ITEMS:

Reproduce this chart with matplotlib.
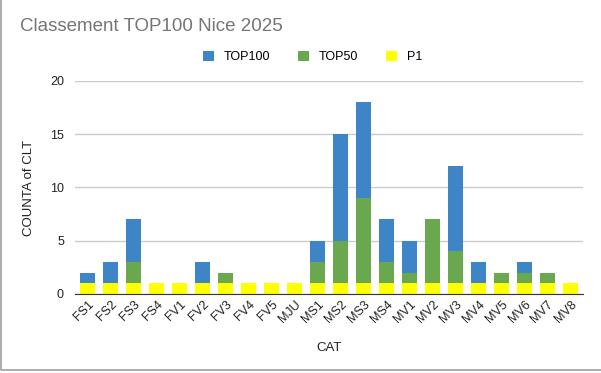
import numpy as np
import matplotlib
matplotlib.use("Agg")
import matplotlib.pyplot as plt
from matplotlib.lines import Line2D

plt.rcParams['font.family'] = ['Liberation Sans', 'DejaVu Sans']

cats = ["FS1", "FS2", "FS3", "FS4", "FV1", "FV2", "FV3", "FV4", "FV5", "MJU", "MS1",
        "MS2", "MS3", "MS4", "MV1", "MV2", "MV3", "MV4", "MV5", "MV6", "MV7", "MV8"]
p1 = [1, 1, 1, 1, 1, 1, 1, 1, 1, 1, 1, 1, 1, 1, 1, 1, 1, 1, 1, 1, 1, 1]
top50 = [0, 0, 2, 0, 0, 0, 1, 0, 0, 0, 2, 4, 8, 2, 1, 6, 3, 0, 1, 1, 1, 0]
top100 = [1, 2, 4, 0, 0, 2, 0, 0, 0, 0, 2, 10, 9, 4, 3, 0, 8, 2, 0, 1, 0, 0]

c_top100 = "#3d85c6"
c_top50 = "#6aa84f"
c_p1 = "#ffff00"

fig = plt.figure(figsize=(6.01, 3.73), dpi=100)
ax = fig.add_axes([0.1248, 0.2118, 0.8452, 0.5712])

x = np.arange(len(cats))
p1 = np.array(p1)
top50 = np.array(top50)
top100 = np.array(top100)
w = 0.66
ax.bar(x, p1, w, color=c_p1, label="P1", zorder=3)
ax.bar(x, top50, w, bottom=p1, color=c_top50, label="TOP50", zorder=3)
ax.bar(x, top100, w, bottom=p1 + top50, color=c_top100, label="TOP100", zorder=3)

ax.set_xlim(-0.55, len(cats) - 0.45)
ax.set_ylim(0, 20)
ax.set_yticks([0, 5, 10, 15, 20])
ax.grid(axis='y', color="#cccccc", linewidth=1, zorder=0)
for s in ["top", "right", "left"]:
    ax.spines[s].set_visible(False)
ax.spines["bottom"].set_color("#333333")
ax.spines["bottom"].set_zorder(4)
ax.tick_params(axis='both', length=0, labelsize=9, colors="#222222")
ax.tick_params(axis='y', pad=8)
ax.set_xticks(x)
ax.set_xticklabels(cats, rotation=45, ha='right', rotation_mode='anchor')
ax.set_xlabel("CAT", fontsize=9.5, color="#222222", labelpad=12)
ax.set_ylabel("COUNTA of CLT", fontsize=9.5, color="#222222", labelpad=11)

fig.text(0.033, 0.93, "Classement TOP100 Nice 2025", fontsize=13.5, color="#757575", va='center')

handles, labels = ax.get_legend_handles_labels()
order = [2, 1, 0]
fig.legend([handles[i] for i in order], [labels[i] for i in order],
           loc='center', bbox_to_anchor=(0.52, 0.847), ncol=3, frameon=False,
           fontsize=9, handlelength=0.9, handleheight=0.9, columnspacing=2.2,
           handletextpad=0.8)

# grey frame on the left and bottom edges
fig.lines.append(Line2D([0.001, 0.001, 1.0], [1.0, 0.008, 0.008], transform=fig.transFigure,
                        color="#9e9e9e", linewidth=1.2))

fig.savefig("out.png", dpi=100, facecolor="white")
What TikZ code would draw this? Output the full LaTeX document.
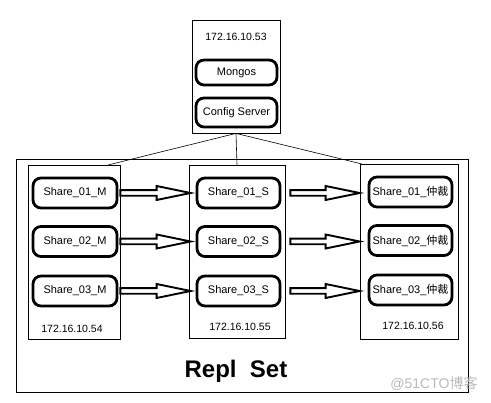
\documentclass[tikz,border=0pt]{standalone}
\usepackage{fontspec}
\setmainfont{Liberation Sans}
\newfontfamily\cjk{Noto Sans CJK SC}
\usetikzlibrary{calc}

\tikzset{
	hostbox/.style = {draw, line width = 0.8pt, inner sep = 0pt},
	rolebox/.style = {draw, line width = 2.8pt, rounded corners = 8pt, inner sep = 0pt,
		minimum width = 83pt, minimum height = 30pt, font = \fontsize{11}{13}\selectfont},
	iplabel/.style = {font = \fontsize{10.5}{12}\selectfont},
	fatarrow/.style = {draw, line width = 1.9pt, fill = white, line join = miter}
}

% Hollow arrow from #1 to #2 (tip at #2)
\newcommand{\pushto}[2]{%
	\draw [fatarrow] let \p1 = (#1), \p2 = (#2) in
		(\x1, \y1 + 2.8pt) -- (\x2 - 34pt, \y1 + 2.8pt) -- (\x2 - 34pt, \y1 + 7pt) -- (\x2, \y1)
		-- (\x2 - 34pt, \y1 - 7pt) -- (\x2 - 34pt, \y1 - 2.8pt) -- (\x1, \y1 - 2.8pt) -- cycle;
}

\begin{document}
\begin{tikzpicture}[x = 1pt, y = -1pt]

	\useasboundingbox (0, 0) rectangle (491, 403);

	% Router host

	\node [hostbox, minimum width = 88pt, minimum height = 113pt] (h53) at (236, 76.5) {};
	\node [iplabel] (ip53) at (236, 37) {172.16.10.53};
	\node [rolebox, minimum width = 81pt, minimum height = 25pt] (mongos) at (236.5, 72.5) {Mongos};
	\node [rolebox, minimum width = 81pt, minimum height = 29pt] (config) at (236.5, 112.5) {Config Server};

	% Replica set frame and shard hosts

	\node [hostbox, minimum width = 452pt, minimum height = 233pt] (repl) at (242, 275.5) {};

	\node [hostbox, minimum width = 92pt, minimum height = 174pt] (h54) at (74, 252) {};
	\node [hostbox, minimum width = 96pt, minimum height = 173pt] (h55) at (237, 251.5) {};
	\node [hostbox, minimum width = 98pt, minimum height = 175pt] (h56) at (409, 251.5) {};

	\node [iplabel] (ip54) at (72, 329) {172.16.10.54};
	\node [iplabel] (ip55) at (240, 327) {172.16.10.55};
	\node [iplabel] (ip56) at (413, 326) {172.16.10.56};

	% Shard members

	\foreach \k/\y in {1/193, 2/241.5, 3/291}
	{
		\node [rolebox, minimum width = 84pt] (m\k) at (75, \y) {Share\_0\k\_M};
		\node [rolebox] (s\k) at (238.5, \y) {Share\_0\k\_S};
		\node [rolebox] (a\k) at (410.5, \y - 1) {Share\_0\k\_{\cjk 仲裁}};

		\pushto{h54.east |- m\k}{$(s\k.west) + (-5, 0)$}
		\pushto{$(h55.east |- s\k) + (5, 0)$}{h56.west |- s\k}
	}

	% Links from router host

	\coordinate (t54) at (108, 165);
	\coordinate (t56) at (362, 164);

	\draw [line width = 0.6pt] (h53.south) -- (t54);
	\draw [line width = 0.6pt] (h53.south) -- (h55.north);
	\draw [line width = 0.6pt] (h53.south) -- (t56);

	% Labels

	\node [font = \fontsize{24}{28}\selectfont\bfseries] (title) at (236, 371) {Repl~~Set};
	\node [text = gray!55, font = \fontsize{14}{16}\selectfont] (mark) at (434, 384) {@51CTO{\cjk 博客}};

\end{tikzpicture}
\end{document}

TASK BRIEF:
Keep the pictures out of the copy and return the rest of the data above exactly.

COMPLETED TASK:
Reproduce this chart with matplotlib.
import numpy as np
import matplotlib
matplotlib.use("Agg")
import matplotlib.pyplot as plt
from matplotlib.lines import Line2D

plt.rcParams['font.family'] = ['Liberation Sans', 'DejaVu Sans']

cats = ["FS1", "FS2", "FS3", "FS4", "FV1", "FV2", "FV3", "FV4", "FV5", "MJU", "MS1",
        "MS2", "MS3", "MS4", "MV1", "MV2", "MV3", "MV4", "MV5", "MV6", "MV7", "MV8"]
p1 = [1, 1, 1, 1, 1, 1, 1, 1, 1, 1, 1, 1, 1, 1, 1, 1, 1, 1, 1, 1, 1, 1]
top50 = [0, 0, 2, 0, 0, 0, 1, 0, 0, 0, 2, 4, 8, 2, 1, 6, 3, 0, 1, 1, 1, 0]
top100 = [1, 2, 4, 0, 0, 2, 0, 0, 0, 0, 2, 10, 9, 4, 3, 0, 8, 2, 0, 1, 0, 0]

c_top100 = "#3d85c6"
c_top50 = "#6aa84f"
c_p1 = "#ffff00"

fig = plt.figure(figsize=(6.01, 3.73), dpi=100)
ax = fig.add_axes([0.1248, 0.2118, 0.8452, 0.5712])

x = np.arange(len(cats))
p1 = np.array(p1)
top50 = np.array(top50)
top100 = np.array(top100)
w = 0.66
ax.bar(x, p1, w, color=c_p1, label="P1", zorder=3)
ax.bar(x, top50, w, bottom=p1, color=c_top50, label="TOP50", zorder=3)
ax.bar(x, top100, w, bottom=p1 + top50, color=c_top100, label="TOP100", zorder=3)

ax.set_xlim(-0.55, len(cats) - 0.45)
ax.set_ylim(0, 20)
ax.set_yticks([0, 5, 10, 15, 20])
ax.grid(axis='y', color="#cccccc", linewidth=1, zorder=0)
for s in ["top", "right", "left"]:
    ax.spines[s].set_visible(False)
ax.spines["bottom"].set_color("#333333")
ax.spines["bottom"].set_zorder(4)
ax.tick_params(axis='both', length=0, labelsize=9, colors="#222222")
ax.tick_params(axis='y', pad=8)
ax.set_xticks(x)
ax.set_xticklabels(cats, rotation=45, ha='right', rotation_mode='anchor')
ax.set_xlabel("CAT", fontsize=9.5, color="#222222", labelpad=12)
ax.set_ylabel("COUNTA of CLT", fontsize=9.5, color="#222222", labelpad=11)

fig.text(0.033, 0.93, "Classement TOP100 Nice 2025", fontsize=13.5, color="#757575", va='center')

handles, labels = ax.get_legend_handles_labels()
order = [2, 1, 0]
fig.legend([handles[i] for i in order], [labels[i] for i in order],
           loc='center', bbox_to_anchor=(0.52, 0.847), ncol=3, frameon=False,
           fontsize=9, handlelength=0.9, handleheight=0.9, columnspacing=2.2,
           handletextpad=0.8)

# grey frame on the left and bottom edges
fig.lines.append(Line2D([0.001, 0.001, 1.0], [1.0, 0.008, 0.008], transform=fig.transFigure,
                        color="#9e9e9e", linewidth=1.2))

fig.savefig("out.png", dpi=100, facecolor="white")
What TikZ code would draw this? Output the full LaTeX document.
\documentclass[tikz,border=0pt]{standalone}
\usepackage{fontspec}
\setmainfont{Liberation Sans}
\newfontfamily\cjk{Noto Sans CJK SC}
\usetikzlibrary{calc}

\tikzset{
	hostbox/.style = {draw, line width = 0.8pt, inner sep = 0pt},
	rolebox/.style = {draw, line width = 2.8pt, rounded corners = 8pt, inner sep = 0pt,
		minimum width = 83pt, minimum height = 30pt, font = \fontsize{11}{13}\selectfont},
	iplabel/.style = {font = \fontsize{10.5}{12}\selectfont},
	fatarrow/.style = {draw, line width = 1.9pt, fill = white, line join = miter}
}

% Hollow arrow from #1 to #2 (tip at #2)
\newcommand{\pushto}[2]{%
	\draw [fatarrow] let \p1 = (#1), \p2 = (#2) in
		(\x1, \y1 + 2.8pt) -- (\x2 - 34pt, \y1 + 2.8pt) -- (\x2 - 34pt, \y1 + 7pt) -- (\x2, \y1)
		-- (\x2 - 34pt, \y1 - 7pt) -- (\x2 - 34pt, \y1 - 2.8pt) -- (\x1, \y1 - 2.8pt) -- cycle;
}

\begin{document}
\begin{tikzpicture}[x = 1pt, y = -1pt]

	\useasboundingbox (0, 0) rectangle (491, 403);

	% Router host

	\node [hostbox, minimum width = 88pt, minimum height = 113pt] (h53) at (236, 76.5) {};
	\node [iplabel] (ip53) at (236, 37) {172.16.10.53};
	\node [rolebox, minimum width = 81pt, minimum height = 25pt] (mongos) at (236.5, 72.5) {Mongos};
	\node [rolebox, minimum width = 81pt, minimum height = 29pt] (config) at (236.5, 112.5) {Config Server};

	% Replica set frame and shard hosts

	\node [hostbox, minimum width = 452pt, minimum height = 233pt] (repl) at (242, 275.5) {};

	\node [hostbox, minimum width = 92pt, minimum height = 174pt] (h54) at (74, 252) {};
	\node [hostbox, minimum width = 96pt, minimum height = 173pt] (h55) at (237, 251.5) {};
	\node [hostbox, minimum width = 98pt, minimum height = 175pt] (h56) at (409, 251.5) {};

	\node [iplabel] (ip54) at (72, 329) {172.16.10.54};
	\node [iplabel] (ip55) at (240, 327) {172.16.10.55};
	\node [iplabel] (ip56) at (413, 326) {172.16.10.56};

	% Shard members

	\foreach \k/\y in {1/193, 2/241.5, 3/291}
	{
		\node [rolebox, minimum width = 84pt] (m\k) at (75, \y) {Share\_0\k\_M};
		\node [rolebox] (s\k) at (238.5, \y) {Share\_0\k\_S};
		\node [rolebox] (a\k) at (410.5, \y - 1) {Share\_0\k\_{\cjk 仲裁}};

		\pushto{h54.east |- m\k}{$(s\k.west) + (-5, 0)$}
		\pushto{$(h55.east |- s\k) + (5, 0)$}{h56.west |- s\k}
	}

	% Links from router host

	\coordinate (t54) at (108, 165);
	\coordinate (t56) at (362, 164);

	\draw [line width = 0.6pt] (h53.south) -- (t54);
	\draw [line width = 0.6pt] (h53.south) -- (h55.north);
	\draw [line width = 0.6pt] (h53.south) -- (t56);

	% Labels

	\node [font = \fontsize{24}{28}\selectfont\bfseries] (title) at (236, 371) {Repl~~Set};
	\node [text = gray!55, font = \fontsize{14}{16}\selectfont] (mark) at (434, 384) {@51CTO{\cjk 博客}};

\end{tikzpicture}
\end{document}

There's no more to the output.